● Written request
Count every line of the listing where the string "produces" occurs, and reply with the count alone.

— START —

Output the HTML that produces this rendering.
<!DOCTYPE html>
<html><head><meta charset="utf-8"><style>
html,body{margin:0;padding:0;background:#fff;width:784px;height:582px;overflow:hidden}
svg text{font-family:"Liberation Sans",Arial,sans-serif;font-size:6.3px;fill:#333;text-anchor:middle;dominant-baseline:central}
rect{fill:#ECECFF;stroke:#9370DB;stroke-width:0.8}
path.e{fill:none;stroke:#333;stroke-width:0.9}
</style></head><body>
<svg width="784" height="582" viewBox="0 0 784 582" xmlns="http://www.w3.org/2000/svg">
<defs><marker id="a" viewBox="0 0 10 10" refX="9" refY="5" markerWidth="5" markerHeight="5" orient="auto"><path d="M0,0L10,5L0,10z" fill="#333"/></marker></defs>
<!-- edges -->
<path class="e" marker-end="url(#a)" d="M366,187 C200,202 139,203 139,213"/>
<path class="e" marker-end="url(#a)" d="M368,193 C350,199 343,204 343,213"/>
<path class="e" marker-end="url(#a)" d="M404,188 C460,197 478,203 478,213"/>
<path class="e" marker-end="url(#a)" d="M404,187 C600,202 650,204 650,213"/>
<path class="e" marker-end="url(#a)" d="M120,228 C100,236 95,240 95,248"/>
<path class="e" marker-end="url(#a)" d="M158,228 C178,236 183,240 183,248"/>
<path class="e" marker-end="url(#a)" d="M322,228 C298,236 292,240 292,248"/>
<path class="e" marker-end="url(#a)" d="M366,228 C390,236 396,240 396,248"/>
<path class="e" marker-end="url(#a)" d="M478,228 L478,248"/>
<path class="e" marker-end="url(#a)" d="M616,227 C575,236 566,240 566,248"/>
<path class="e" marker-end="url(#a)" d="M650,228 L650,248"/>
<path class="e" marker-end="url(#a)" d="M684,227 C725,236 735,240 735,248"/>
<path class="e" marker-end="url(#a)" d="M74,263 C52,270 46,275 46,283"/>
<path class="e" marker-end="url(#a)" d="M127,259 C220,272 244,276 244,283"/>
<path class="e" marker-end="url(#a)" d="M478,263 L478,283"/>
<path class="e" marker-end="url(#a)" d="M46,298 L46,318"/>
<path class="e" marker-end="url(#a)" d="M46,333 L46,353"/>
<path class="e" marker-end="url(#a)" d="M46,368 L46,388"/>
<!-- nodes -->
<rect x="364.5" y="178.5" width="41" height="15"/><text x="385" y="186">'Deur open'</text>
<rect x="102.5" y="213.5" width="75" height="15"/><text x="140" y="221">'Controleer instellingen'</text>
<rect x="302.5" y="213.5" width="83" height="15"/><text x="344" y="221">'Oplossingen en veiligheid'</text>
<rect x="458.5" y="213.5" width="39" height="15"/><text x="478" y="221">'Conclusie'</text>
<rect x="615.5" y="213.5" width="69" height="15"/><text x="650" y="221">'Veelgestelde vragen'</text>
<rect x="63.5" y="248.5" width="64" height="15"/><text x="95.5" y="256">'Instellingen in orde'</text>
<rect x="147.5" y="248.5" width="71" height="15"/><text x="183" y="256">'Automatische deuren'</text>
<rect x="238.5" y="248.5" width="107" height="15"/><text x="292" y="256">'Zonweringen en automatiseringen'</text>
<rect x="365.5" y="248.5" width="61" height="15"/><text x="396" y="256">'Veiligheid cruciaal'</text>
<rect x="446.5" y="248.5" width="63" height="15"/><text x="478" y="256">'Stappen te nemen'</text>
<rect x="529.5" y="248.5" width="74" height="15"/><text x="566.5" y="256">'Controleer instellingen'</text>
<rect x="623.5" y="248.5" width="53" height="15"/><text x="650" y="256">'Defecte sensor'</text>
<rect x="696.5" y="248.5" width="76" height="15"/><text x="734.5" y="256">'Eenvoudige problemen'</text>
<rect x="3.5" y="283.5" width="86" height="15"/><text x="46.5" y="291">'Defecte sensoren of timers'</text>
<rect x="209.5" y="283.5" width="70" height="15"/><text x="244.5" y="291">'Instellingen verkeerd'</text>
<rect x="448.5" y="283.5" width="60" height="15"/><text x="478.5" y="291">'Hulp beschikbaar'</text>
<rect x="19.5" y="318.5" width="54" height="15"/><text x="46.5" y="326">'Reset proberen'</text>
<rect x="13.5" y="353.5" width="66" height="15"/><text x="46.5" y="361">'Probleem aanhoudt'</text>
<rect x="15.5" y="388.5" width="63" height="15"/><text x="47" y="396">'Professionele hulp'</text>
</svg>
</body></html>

— END —
— START —

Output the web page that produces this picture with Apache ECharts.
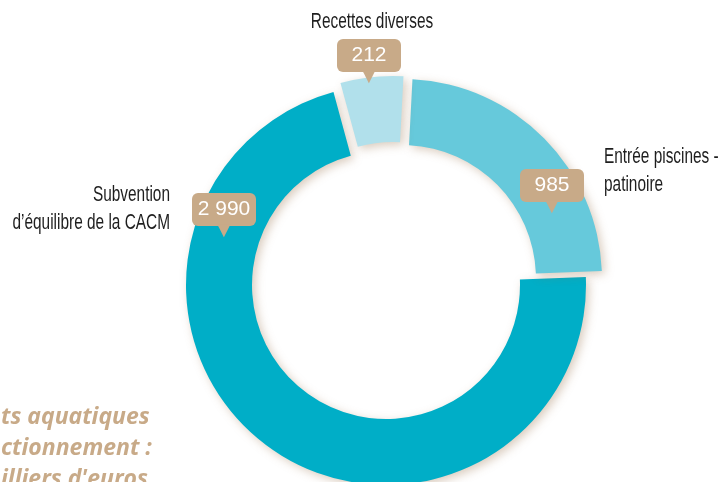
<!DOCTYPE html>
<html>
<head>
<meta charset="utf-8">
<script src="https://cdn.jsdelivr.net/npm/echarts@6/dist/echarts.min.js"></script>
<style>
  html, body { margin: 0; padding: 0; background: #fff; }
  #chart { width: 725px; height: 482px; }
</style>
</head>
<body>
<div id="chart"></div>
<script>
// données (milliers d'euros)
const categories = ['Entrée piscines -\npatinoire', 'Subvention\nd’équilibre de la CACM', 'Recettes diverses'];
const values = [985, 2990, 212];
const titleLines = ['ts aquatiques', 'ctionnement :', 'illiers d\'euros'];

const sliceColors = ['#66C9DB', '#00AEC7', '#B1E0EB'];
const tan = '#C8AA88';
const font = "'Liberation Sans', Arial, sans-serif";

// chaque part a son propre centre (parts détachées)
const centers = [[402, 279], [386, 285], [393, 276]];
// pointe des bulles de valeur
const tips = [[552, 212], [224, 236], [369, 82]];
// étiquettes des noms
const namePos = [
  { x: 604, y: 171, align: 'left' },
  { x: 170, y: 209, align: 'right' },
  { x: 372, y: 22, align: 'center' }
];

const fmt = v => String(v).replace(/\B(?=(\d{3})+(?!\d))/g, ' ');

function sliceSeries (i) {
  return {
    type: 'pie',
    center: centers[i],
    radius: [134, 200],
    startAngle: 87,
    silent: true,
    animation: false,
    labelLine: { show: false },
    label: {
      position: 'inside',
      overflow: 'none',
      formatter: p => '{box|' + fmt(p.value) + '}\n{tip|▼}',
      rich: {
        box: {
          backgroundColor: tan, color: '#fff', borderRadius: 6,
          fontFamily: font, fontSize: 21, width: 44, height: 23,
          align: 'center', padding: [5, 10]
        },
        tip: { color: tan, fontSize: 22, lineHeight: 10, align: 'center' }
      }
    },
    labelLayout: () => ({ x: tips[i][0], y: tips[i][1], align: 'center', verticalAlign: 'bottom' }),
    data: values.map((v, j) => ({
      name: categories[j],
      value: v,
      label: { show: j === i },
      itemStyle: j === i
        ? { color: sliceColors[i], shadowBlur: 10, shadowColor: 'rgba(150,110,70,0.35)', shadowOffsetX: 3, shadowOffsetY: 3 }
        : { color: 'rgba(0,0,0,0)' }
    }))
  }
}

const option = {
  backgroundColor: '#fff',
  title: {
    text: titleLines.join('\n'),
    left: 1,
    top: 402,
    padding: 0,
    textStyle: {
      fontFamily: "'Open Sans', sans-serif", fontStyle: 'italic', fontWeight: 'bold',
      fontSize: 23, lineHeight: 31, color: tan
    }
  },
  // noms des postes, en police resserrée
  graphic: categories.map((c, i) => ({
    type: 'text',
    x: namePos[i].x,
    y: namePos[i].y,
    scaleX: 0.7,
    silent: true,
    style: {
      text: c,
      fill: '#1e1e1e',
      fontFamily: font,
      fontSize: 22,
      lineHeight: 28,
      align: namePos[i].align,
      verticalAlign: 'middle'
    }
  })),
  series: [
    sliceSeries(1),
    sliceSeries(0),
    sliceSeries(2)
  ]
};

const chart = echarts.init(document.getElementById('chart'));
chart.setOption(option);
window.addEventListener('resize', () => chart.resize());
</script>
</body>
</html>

— END —

● Complete response
2